▶ **CHALLENGE**
What lines of the data hold the string "chart"? Pull each one out.

▶ **SOURCE DATA**

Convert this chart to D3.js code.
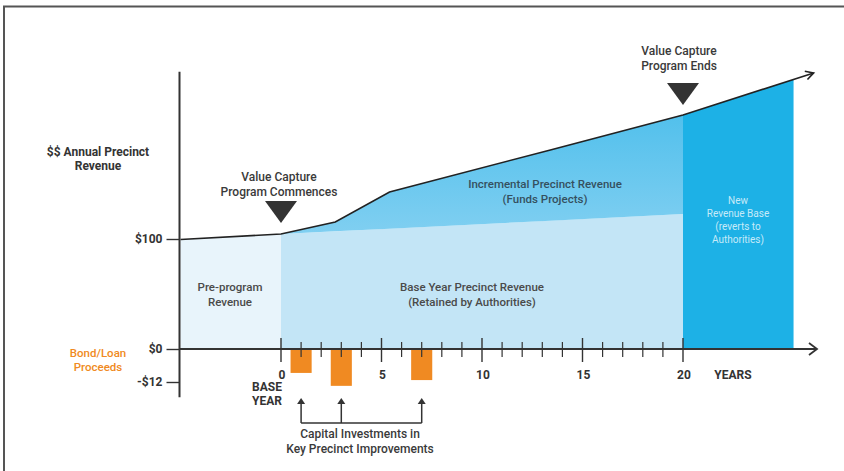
<!DOCTYPE html>
<html>
<head>
<meta charset="utf-8">
<script src="https://cdn.jsdelivr.net/npm/d3@7"></script>
<style>
  html, body { margin: 0; padding: 0; background: #fff; }
  svg { display: block; }
  text { font-family: Roboto, "Liberation Sans", sans-serif; }
</style>
</head>
<body>
<svg id="chart" width="844" height="471"></svg>
<script>
// ---- data ----
const revenueYears  = [-5, 0, 2.7, 5.4, 13.4, 20, 26.5];
const revenueValues = [99.5, 104.5, 115.5, 142.7, 181, 212.7, 251];
const baseYears  = [0, 20];
const baseValues = [104.5, 122.7];
const newBaseEndYear = 25.5;
const bondYears  = [1, 3, 7];
const bondValues = [-8.7, -13.4, -11.3];
const yTickValues = [100, 0, -12];
const yTickLabels = ["$100", "$0", "-$12"];
const xMajorTicks = [0, 5, 10, 15, 20];
const xMinorTicks = [1,2,3,4,6,7,8,9,11,12,13,14,16,17,18,19];
const arrowYears = [1, 3, 7];

const svg = d3.select("#chart");

// scales
const x = d3.scaleLinear().domain([0, 20]).range([281, 683]);
const y = d3.scaleLinear().domain([-12, 0, 100]).range([382, 349, 239]);

const revAt = d3.scaleLinear().domain(revenueYears).range(revenueValues);
const baseAt = d3.scaleLinear().domain(baseYears).range(baseValues);

// frame
svg.append("path").attr("d", "M4,471 V6.5 H844")
  .attr("fill", "none").attr("stroke", "#555").attr("stroke-width", 2);

const defs = svg.append("defs");
const g1 = defs.append("linearGradient").attr("id", "incGrad").attr("x1", 0).attr("y1", 0).attr("x2", 0).attr("y2", 1);
g1.append("stop").attr("offset", "0%").attr("stop-color", "#52c0ec");
g1.append("stop").attr("offset", "100%").attr("stop-color", "#80cff1");

const area = d3.area().x(d => x(d[0])).y0(d => y(d[2])).y1(d => y(d[1]));

// pre-program region
const preYears = revenueYears.filter(v => v <= 0);
svg.append("path")
  .datum(preYears.map(t => [t, revAt(t), 0]))
  .attr("d", area).attr("fill", "#e8f4fb");

// base year region
svg.append("path")
  .datum(baseYears.map((t, i) => [t, baseValues[i], 0]))
  .attr("d", area).attr("fill", "#c3e5f6");

// incremental region
const incYears = revenueYears.filter(v => v >= 0 && v <= 20);
svg.append("path")
  .datum(incYears.map(t => [t, revAt(t), baseAt(t)]))
  .attr("d", area).attr("fill", "url(#incGrad)");

// new revenue base region
const nbYears = [20, newBaseEndYear];
svg.append("path")
  .datum(nbYears.map(t => [t, revAt(t), 0]))
  .attr("d", area).attr("fill", "#1db1e6");

// revenue line
svg.append("path")
  .datum(revenueYears.map((t, i) => [t, revenueValues[i]]))
  .attr("d", d3.line().x(d => x(d[0])).y(d => y(d[1])))
  .attr("fill", "none").attr("stroke", "#222").attr("stroke-width", 1.6);
{
  const n = revenueYears.length;
  const x2 = x(revenueYears[n-1]), y2 = y(revenueValues[n-1]);
  const x1 = x(revenueYears[n-2]), y1 = y(revenueValues[n-2]);
  const ang = Math.atan2(y2 - y1, x2 - x1);
  const L = 9, a = 0.5;
  svg.append("path")
    .attr("d", `M${x2 - L*Math.cos(ang - a)},${y2 - L*Math.sin(ang - a)} L${x2},${y2} L${x2 - L*Math.cos(ang + a)},${y2 - L*Math.sin(ang + a)}`)
    .attr("fill", "none").attr("stroke", "#222").attr("stroke-width", 1.6);
}

// bond bars
const bw = x(1) - x(0) + 1;
svg.selectAll("rect.bond").data(bondYears).enter().append("rect")
  .attr("class", "bond")
  .attr("x", (d) => x(d) - bw/2)
  .attr("y", y(0))
  .attr("width", bw)
  .attr("height", (d, i) => y(bondValues[i]) - y(0))
  .attr("fill", "#f08a22");

// x axis line
const xAxisStart = x.invert(179), xAxisEnd = x.invert(817);
svg.append("line").attr("x1", x(xAxisStart)).attr("x2", x(xAxisEnd))
  .attr("y1", y(0)).attr("y2", y(0)).attr("stroke", "#333").attr("stroke-width", 2);
svg.append("path")
  .attr("d", `M${x(xAxisEnd)-8},${y(0)-6} L${x(xAxisEnd)},${y(0)} L${x(xAxisEnd)-8},${y(0)+6}`)
  .attr("fill", "none").attr("stroke", "#333").attr("stroke-width", 1.8);

// x ticks
svg.selectAll("line.major").data(xMajorTicks).enter().append("line")
  .attr("x1", d => x(d)).attr("x2", d => x(d))
  .attr("y1", y(0) - 11).attr("y2", y(0) + 13)
  .attr("stroke", "#333").attr("stroke-width", 1.4);
svg.selectAll("line.minor").data(xMinorTicks).enter().append("line")
  .attr("x1", d => x(d)).attr("x2", d => x(d))
  .attr("y1", y(0) - 7).attr("y2", y(0) + 8)
  .attr("stroke", "#333").attr("stroke-width", 1.2);
svg.selectAll("text.xt").data(xMajorTicks).enter().append("text")
  .attr("x", d => x(d) + 1).attr("y", 379)
  .attr("text-anchor", "middle").attr("font-size", 12).attr("font-weight", 700)
  .attr("fill", "#333").text(d => d);
svg.append("text").attr("x", 733).attr("y", 379).attr("text-anchor", "middle")
  .attr("font-size", 12).attr("font-weight", 700).attr("fill", "#333").text("YEARS");
svg.append("text").attr("x", 267).attr("y", 391).attr("text-anchor", "middle")
  .attr("font-size", 12).attr("font-weight", 700).attr("fill", "#333").text("BASE");
svg.append("text").attr("x", 267).attr("y", 405).attr("text-anchor", "middle")
  .attr("font-size", 12).attr("font-weight", 700).attr("fill", "#333").text("YEAR");

// y axis
const yAxis = d3.axisLeft(y).tickValues(yTickValues).tickSize(13)
  .tickFormat((d, i) => yTickLabels[i]).tickPadding(4);
const yg = svg.append("g").attr("transform", "translate(179.5,0)").call(yAxis);
yg.select(".domain").remove();
yg.selectAll(".tick line").attr("stroke", "#333").attr("stroke-width", 1.4);
yg.selectAll(".tick text").attr("font-size", 12).attr("font-weight", 700).attr("fill", "#333")
  .attr("font-family", "Roboto, sans-serif");
svg.append("line").attr("x1", 179.5).attr("x2", 179.5)
  .attr("y1", y(252)).attr("y2", y(-17.5)).attr("stroke", "#333").attr("stroke-width", 2);

// y axis titles
svg.append("text").attr("x", 98).attr("y", 156).attr("text-anchor", "middle")
  .attr("font-size", 12).attr("font-weight", 700).attr("fill", "#333").text("$$ Annual Precinct");
svg.append("text").attr("x", 98).attr("y", 170).attr("text-anchor", "middle")
  .attr("font-size", 12).attr("font-weight", 700).attr("fill", "#333").text("Revenue");
svg.append("text").attr("x", 98).attr("y", 357).attr("text-anchor", "middle")
  .attr("font-size", 11.5).attr("font-weight", 500).attr("fill", "#f08a22").text("Bond/Loan");
svg.append("text").attr("x", 98).attr("y", 371).attr("text-anchor", "middle")
  .attr("font-size", 11.5).attr("font-weight", 500).attr("fill", "#f08a22").text("Proceeds");

// triangles
function tri(cx, top) {
  svg.append("path").attr("d", `M${cx-16},${top} L${cx+16},${top} L${cx},${top+22} Z`).attr("fill", "#333");
}
tri(x(0), 201);
tri(x(20), 83);
function label(lines, cx, y0, opts = {}) {
  lines.forEach((t, i) => {
    svg.append("text").attr("x", cx).attr("y", y0 + i * (opts.lh || 15))
      .attr("text-anchor", "middle").attr("font-size", opts.size || 12)
      .attr("font-weight", opts.weight || 500).attr("fill", opts.fill || "#3a3a3a")
      .attr("fill-opacity", opts.op || 1).text(t);
  });
}
label(["Value Capture", "Program Commences"], 279, 181);
label(["Value Capture", "Program Ends"], 679, 55);
label(["Pre-program", "Revenue"], 230, 291, {size: 11.5, weight: 500, fill: "#4a4a4a"});
label(["Base Year Precinct Revenue", "(Retained by Authorities)"], 472, 291, {size: 11.5, weight: 500, fill: "#4a4a4a"});
label(["Incremental Precinct Revenue", "(Funds Projects)"], 545, 188, {size: 11.5, weight: 500, fill: "#35505e"});
label(["New", "Revenue Base", "(reverts to", "Authorities)"], 738, 204, {size: 10, weight: 400, fill: "#ffffff", lh: 13, op: 0.75});

// capital investment arrows
const arrY1 = 398, arrY2 = 423;
arrowYears.forEach(t => {
  const ax = x(t);
  svg.append("line").attr("x1", ax).attr("x2", ax).attr("y1", arrY1 + 3).attr("y2", arrY2)
    .attr("stroke", "#333").attr("stroke-width", 1.5);
  svg.append("path").attr("d", `M${ax-4},${arrY1+6} L${ax},${arrY1} L${ax+4},${arrY1+6} Z`).attr("fill", "#333");
});
svg.append("line").attr("x1", x(arrowYears[0])).attr("x2", x(arrowYears[arrowYears.length-1]))
  .attr("y1", arrY2).attr("y2", arrY2).attr("stroke", "#333").attr("stroke-width", 1.5);
label(["Capital Investments in", "Key Precinct Improvements"], 360, 438, {size: 12, weight: 500});
</script>
</body>
</html>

▶ **FULL RESPONSE**
Convert this chart to D3.js code.
<svg id="chart" width="844" height="471"></svg>
const svg = d3.select("#chart");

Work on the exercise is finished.